The Friarton Bridge is a lightweight concrete road bridge across the Firth of Tay on the southeastern outskirts of Perth, Scotland, approximately 20 miles upstream of the Tay Road Bridge. The bridge was constructed by the Miller Group and engineered by Andrew Stevenson, and is the first light weight concrete bridge built in Europe, and forms part of the eastern spur of the M90 between junctions 10 (Craigend) and 11 (Broxden), the most northerly motorway junction in the UK. It also forms part of the important east coast road corridor from Edinburgh through to Dundee and Aberdeen. It is the single largest structure on the M90, a title it will hold until the completion of the second Forth Road Bridge in 2016.

The bridge spans the river, the Dundee-Perth railway line, a number of warehouses and the A85 high above the surrounding plain.

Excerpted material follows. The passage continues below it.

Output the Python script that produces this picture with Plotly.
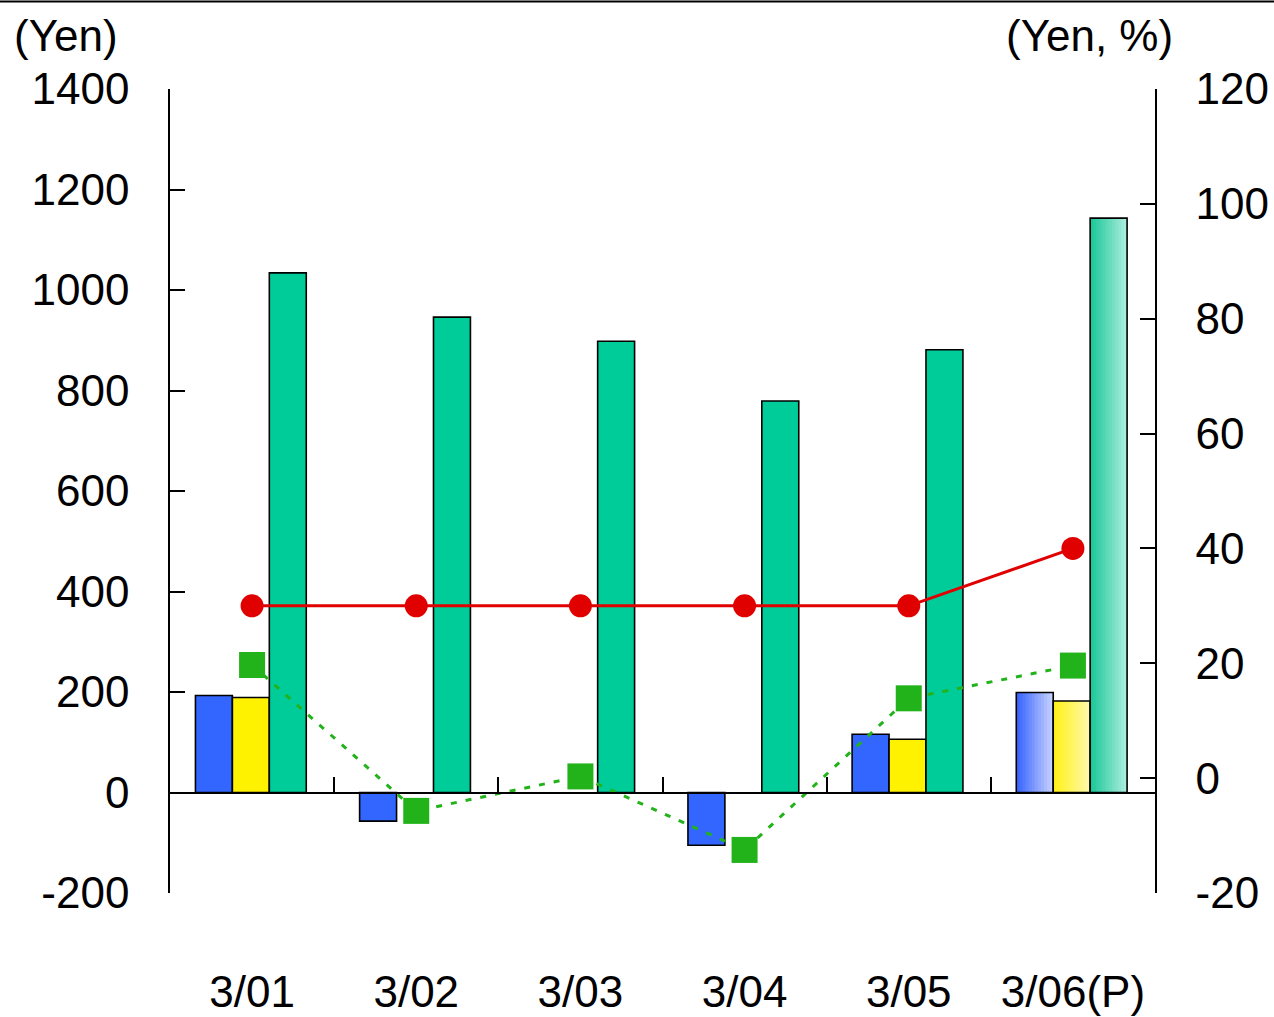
import plotly.graph_objects as go

# ---- data ----
categories = ["3/01", "3/02", "3/03", "3/04", "3/05", "3/06(P)"]
blue_vals = [193, -57, None, -105, 116, 199]      # Yen (left axis)
yellow_vals = [189, None, None, None, 106, 182]   # Yen (left axis)
green_vals = [1034, 946, 898, 779, 881, 1143]     # Yen (left axis)
red_vals = [30, 30, 30, 30, 30, 40]               # Yen (right axis)
sq_vals = [19.7, -5.7, 0.3, -12.5, 13.9, 19.6]    # % (right axis)
left_ticks = [-200, 0, 200, 400, 600, 800, 1000, 1200, 1400]
left_text = ["-200", "0", "200", "400", "600", "800", "1000", "1200", "1400"]
right_ticks = [-20, 0, 20, 40, 60, 80, 100, 120]
right_text = ["-20", "0", "20", "40", "60", "80", "100", "120"]

FONT = "Liberation Sans, Arial, sans-serif"
FS = 44
xs = list(range(len(categories)))
n_act = len(categories) - 1  # last one is the forecast with gradient fill

BW = 0.225
series = [
    (blue_vals, -0.345, "#3366ff", ((58, 102, 255), (196, 208, 255))),
    (yellow_vals, -0.12, "#fff200", ((255, 242, 26), (255, 248, 168))),
    (green_vals, 0.105, "#00cc99", ((30, 200, 154), (168, 236, 220))),
]

fig = go.Figure()

for vals, off, col, grad in series:
    # actual years
    fig.add_trace(go.Bar(
        x=xs[:n_act], y=vals[:n_act], width=BW, offset=off,
        marker=dict(color=col, line=dict(color="black", width=1.6)),
        showlegend=False, hoverinfo="skip"))
    # forecast: gradient slices
    N = 12
    step = BW / N
    for i in range(N):
        t = i / (N - 1)
        c = tuple(round(grad[0][k] + (grad[1][k] - grad[0][k]) * t) for k in range(3))
        fig.add_trace(go.Bar(
            x=[xs[-1]], y=[vals[-1]], width=min(step * 1.7, BW - i * step),
            offset=off + i * step,
            marker=dict(color="rgb(%d,%d,%d)" % c, line=dict(width=0)),
            showlegend=False, hoverinfo="skip"))
    fig.add_trace(go.Bar(
        x=[xs[-1]], y=[vals[-1]], width=BW, offset=off,
        marker=dict(color="rgba(0,0,0,0)", line=dict(color="black", width=1.6)),
        showlegend=False, hoverinfo="skip"))

fig.add_trace(go.Scatter(
    x=xs, y=sq_vals, yaxis="y2", mode="lines+markers",
    line=dict(color="#22b21a", width=3, dash="6px,9px"),
    marker=dict(symbol="square", size=26, color="#22b21a"),
    showlegend=False, hoverinfo="skip"))
fig.add_trace(go.Scatter(
    x=xs, y=red_vals, yaxis="y2", mode="lines+markers",
    line=dict(color="#e00000", width=3),
    marker=dict(symbol="circle", size=23, color="#e00000"),
    showlegend=False, hoverinfo="skip"))
# helper trace so the zero-line axis (x2) is drawn
fig.add_trace(go.Scatter(x=[0], y=[0], xaxis="x2", mode="markers",
                         marker=dict(opacity=0), showlegend=False, hoverinfo="skip"))

fig.update_layout(
    width=1274, height=1017,
    margin=dict(l=170, r=119, t=89, b=124, pad=0, autoexpand=False),
    paper_bgcolor="white", plot_bgcolor="white",
    barmode="overlay",
    font=dict(family=FONT, size=FS, color="black"),
    xaxis=dict(range=[-0.5, 5.5], tickvals=xs, ticktext=categories,
               ticks="", showline=False, showgrid=False, zeroline=False,
               anchor="free", position=0, ticklabelstandoff=69, automargin=False,
               tickfont=dict(family=FONT, size=FS, color="black")),
    xaxis2=dict(range=[-0.5, 5.5], overlaying="x", anchor="free", position=0.125,
                tickvals=[0.5, 1.5, 2.5, 3.5, 4.5], ticks="inside", ticklen=15,
                tickwidth=1.5, tickcolor="black", showticklabels=False,
                showline=True, linecolor="black", linewidth=1.5, automargin=False,
                showgrid=False, zeroline=False),
    yaxis=dict(range=[-200, 1400], tickvals=left_ticks, ticktext=left_text,
               ticks="inside", ticklen=15,
               tickwidth=1.5, tickcolor="black", showline=True, linecolor="black",
               linewidth=1.5, showgrid=False, zeroline=False, ticklabelstandoff=30,
               automargin=False,
               tickfont=dict(family=FONT, size=FS, color="black")),
    yaxis2=dict(range=[-20, 120], tickvals=right_ticks, ticktext=right_text,
                overlaying="y", side="right",
                ticks="inside", ticklen=15, tickwidth=1.5, tickcolor="black",
                showline=True, linecolor="black", linewidth=1.5, showgrid=False,
                zeroline=False, ticklabelstandoff=30, automargin=False,
                tickfont=dict(family=FONT, size=FS, color="black")),
    annotations=[
        dict(text="(Yen)", xref="paper", yref="paper", x=-0.1604, y=1.067,
             xanchor="left", yanchor="middle", showarrow=False,
             font=dict(family=FONT, size=FS, color="black")),
        dict(text="(Yen, %)", xref="paper", yref="paper", x=1.0203, y=1.067,
             xanchor="right", yanchor="middle", showarrow=False,
             font=dict(family=FONT, size=FS, color="black")),
    ],
    shapes=[
        dict(type="line", xref="paper", yref="paper", x0=-0.2, x1=1.2,
             y0=1.1088, y1=1.1088, line=dict(color="black", width=2)),
    ],
)

fig.write_html("out.html", config={"displayModeBar": False},
               post_script="document.body.style.margin='0';")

It is a two-lane dual carriageway; unusually for a motorway (although not unusually for the M90) neither carriageway has a hard shoulder. When it was built in 1978, it was designated as the M85 motorway. When the A85 from the north end of the bridge to Dundee was renumbered in the early 1990s to A90 through to Dundee, the motorway's designation changed to M90 to provide a continuous route number from Edinburgh through to Fraserburgh.